The vacume might also be used to our advantage. As a force keeping components together, as they make up the multiple-wall outer structure of the  sphere. The vacume is not only pressure from the outside, it's also a design parameter adding to the structural integrity. "Somehow" being the essential addition to my idea. Im keep seeing vacume sub-spheres and tetrahedran structures, though.
Hey, if a shere can apparently be fragmented into 4-point 3D parts, then surely the sphere can added upon, like a shell, made up of the came strong components? A sphere can be build from 64 fractal. How large is the next step, and the next? The fractal bridging one sphere diameter to the next (say, from 1000 to 1050 size units) would form a perfect support design, the "double wall".

Good point on the wheel. Yet, it is stronger from inward pressure than without the hub and spokes, right? Or is it?

Popular non-mainstream-media thought is that, by lack of gravity, and many ideas of missing mass, surplus energy, old stories and UFO sighting, the earth is hollow, with a "sun" or perhaps singularity suspended in weightlessness. And of course our loss cousins living on the other side of the crust, trapped as much as we are exposed to the universe.
Come to think is such a structure, big as earth, 2,000km thick crust for gravity, huge hole in the middle... When placed in the centre, are you being pulled apart by gravity (3D, but equalized), or does the gravity even each other out to make a non-effect without side-effects, just central positioning?

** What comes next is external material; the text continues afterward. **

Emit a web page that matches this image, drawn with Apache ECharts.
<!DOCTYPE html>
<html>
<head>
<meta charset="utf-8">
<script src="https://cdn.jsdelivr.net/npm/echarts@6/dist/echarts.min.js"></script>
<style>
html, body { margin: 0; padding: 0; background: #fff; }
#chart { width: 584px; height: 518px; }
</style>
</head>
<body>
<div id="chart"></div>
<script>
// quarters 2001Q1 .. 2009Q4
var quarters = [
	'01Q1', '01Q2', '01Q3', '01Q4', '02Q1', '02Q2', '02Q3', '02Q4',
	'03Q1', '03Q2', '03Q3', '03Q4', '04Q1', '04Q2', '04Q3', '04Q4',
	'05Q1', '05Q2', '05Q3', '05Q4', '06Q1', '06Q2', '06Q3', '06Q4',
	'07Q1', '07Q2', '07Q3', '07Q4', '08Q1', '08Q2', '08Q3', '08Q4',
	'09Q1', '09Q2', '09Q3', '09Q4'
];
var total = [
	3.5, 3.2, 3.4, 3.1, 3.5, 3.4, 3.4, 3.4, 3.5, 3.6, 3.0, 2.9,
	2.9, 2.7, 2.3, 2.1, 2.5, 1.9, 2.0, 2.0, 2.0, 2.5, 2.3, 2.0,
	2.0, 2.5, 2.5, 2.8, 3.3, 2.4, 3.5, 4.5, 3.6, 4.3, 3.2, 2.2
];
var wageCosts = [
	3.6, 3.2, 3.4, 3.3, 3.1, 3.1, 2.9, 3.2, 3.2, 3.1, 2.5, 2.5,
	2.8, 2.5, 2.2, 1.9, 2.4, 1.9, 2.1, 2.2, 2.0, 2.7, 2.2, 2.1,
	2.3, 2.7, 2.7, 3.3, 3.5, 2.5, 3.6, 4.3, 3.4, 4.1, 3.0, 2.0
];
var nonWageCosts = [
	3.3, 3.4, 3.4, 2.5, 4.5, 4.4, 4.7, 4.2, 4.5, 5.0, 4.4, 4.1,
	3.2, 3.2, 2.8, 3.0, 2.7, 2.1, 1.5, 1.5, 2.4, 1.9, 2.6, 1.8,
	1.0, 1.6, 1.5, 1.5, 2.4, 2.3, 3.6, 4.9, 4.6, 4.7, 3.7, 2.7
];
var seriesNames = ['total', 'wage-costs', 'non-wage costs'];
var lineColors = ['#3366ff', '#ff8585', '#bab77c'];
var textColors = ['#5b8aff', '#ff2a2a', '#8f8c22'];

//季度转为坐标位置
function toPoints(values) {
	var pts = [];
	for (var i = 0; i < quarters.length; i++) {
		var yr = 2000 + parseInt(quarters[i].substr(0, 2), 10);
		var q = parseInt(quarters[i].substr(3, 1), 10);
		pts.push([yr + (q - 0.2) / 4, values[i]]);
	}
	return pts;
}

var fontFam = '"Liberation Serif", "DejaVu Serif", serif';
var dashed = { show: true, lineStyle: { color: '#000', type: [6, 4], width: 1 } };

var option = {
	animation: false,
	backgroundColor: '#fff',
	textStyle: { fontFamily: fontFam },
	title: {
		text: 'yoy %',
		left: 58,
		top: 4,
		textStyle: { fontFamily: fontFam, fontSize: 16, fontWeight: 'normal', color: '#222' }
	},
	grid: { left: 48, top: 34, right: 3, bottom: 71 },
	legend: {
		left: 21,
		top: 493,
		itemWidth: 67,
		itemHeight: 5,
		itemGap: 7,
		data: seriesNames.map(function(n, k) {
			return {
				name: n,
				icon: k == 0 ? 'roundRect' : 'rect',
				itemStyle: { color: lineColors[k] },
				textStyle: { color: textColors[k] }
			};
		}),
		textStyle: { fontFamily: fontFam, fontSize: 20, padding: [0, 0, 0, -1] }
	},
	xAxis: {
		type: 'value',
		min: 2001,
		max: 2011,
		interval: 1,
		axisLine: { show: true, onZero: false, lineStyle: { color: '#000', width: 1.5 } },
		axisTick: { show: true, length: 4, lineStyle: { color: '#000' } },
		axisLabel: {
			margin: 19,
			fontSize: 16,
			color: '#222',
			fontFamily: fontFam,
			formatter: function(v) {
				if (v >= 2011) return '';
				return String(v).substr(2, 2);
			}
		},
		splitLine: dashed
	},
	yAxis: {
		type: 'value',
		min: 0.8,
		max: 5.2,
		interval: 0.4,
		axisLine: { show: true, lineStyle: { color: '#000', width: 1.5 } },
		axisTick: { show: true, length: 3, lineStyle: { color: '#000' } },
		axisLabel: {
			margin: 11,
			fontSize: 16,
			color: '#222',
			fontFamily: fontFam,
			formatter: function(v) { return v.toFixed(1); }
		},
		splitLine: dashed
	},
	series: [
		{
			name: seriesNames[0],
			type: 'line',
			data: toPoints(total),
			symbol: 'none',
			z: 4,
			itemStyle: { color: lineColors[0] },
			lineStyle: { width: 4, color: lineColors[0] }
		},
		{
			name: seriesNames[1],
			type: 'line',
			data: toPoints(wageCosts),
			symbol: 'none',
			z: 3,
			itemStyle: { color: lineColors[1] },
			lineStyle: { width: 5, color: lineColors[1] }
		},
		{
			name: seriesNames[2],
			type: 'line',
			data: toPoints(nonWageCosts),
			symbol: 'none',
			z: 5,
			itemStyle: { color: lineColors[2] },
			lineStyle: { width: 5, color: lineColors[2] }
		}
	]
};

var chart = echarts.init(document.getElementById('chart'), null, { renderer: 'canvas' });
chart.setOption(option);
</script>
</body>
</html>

I'd love to talk with Nassim Haramein, if only it were to discuss the fractal geoemtry between closely matched for size spheres. I already have a 3D designer who might come in handy.
If this could be built from 1 or 2 sizes of stick, and 1 or 2 styles (8-point or so I suppose) of connectors, it would take but a gym ball to start building a proof of concept.

But back to the 3D spokes wheel (thus, sphere)...
If the central hub, say tennis ball, would have spokes going out evently spaced toward the outer sphere (say gym ball), could those spokes not be inter-joined by a grip forming a sphere halfway the diameter? Between the hub and the half-way-grid, it would form as many tetrahedrans as it has spokes, (wet finger in the air guesstimate). The grid being just that, multiple triagles, and the spokes making it 3D, might increase the stiffness of the support greatly, by not only halfing the spoke length, but also offering a grid that might even be put to tension, holding itself in place.
Wow, I really like this idea...Just a grid of some cross-spokes, and it add way more stiffness for weight, than additional full-length spokes would... Lighter than one-size fractals, stiffer than full length spokes. If indeed this mid-way grid out of pull-tensioned wire (or multiples like it) could add stiffness, than the support spokes might be lightened some. Or even replace with more criss-cross placed shorter ones, having a grid to support them AND tensioning them against outer pressure! Hmmm....

http://en.wikipedia.org/wiki/Aerogel

thanks, seems it was greatly improved since I last read it.

"The world's lowest-density solid is a silica nanofoam at 1 mg/cm3,[6] which is the evacuated version of the record-aerogel of 1.9 mg/cm3.[7] The density of air is 1.2 mg/cm3.[8]"

Imagine a 2cm thick layer of aerogel, the shape of a sphere, a meter across. featuring a valve, and an air-tight coating on the outside. If the 2cm or similar wall would hold...the sphere might have some good lift!

It would lift to 15km high (for instance), open the valve, and let in really cold air, and especially moisture. Come back down, and let the cold air (insulated well) run over a heat exchanger of some kind.

If windows in our houses would be replaced by (partially) see-through aerogel, out heat bill would be reduced dramatically.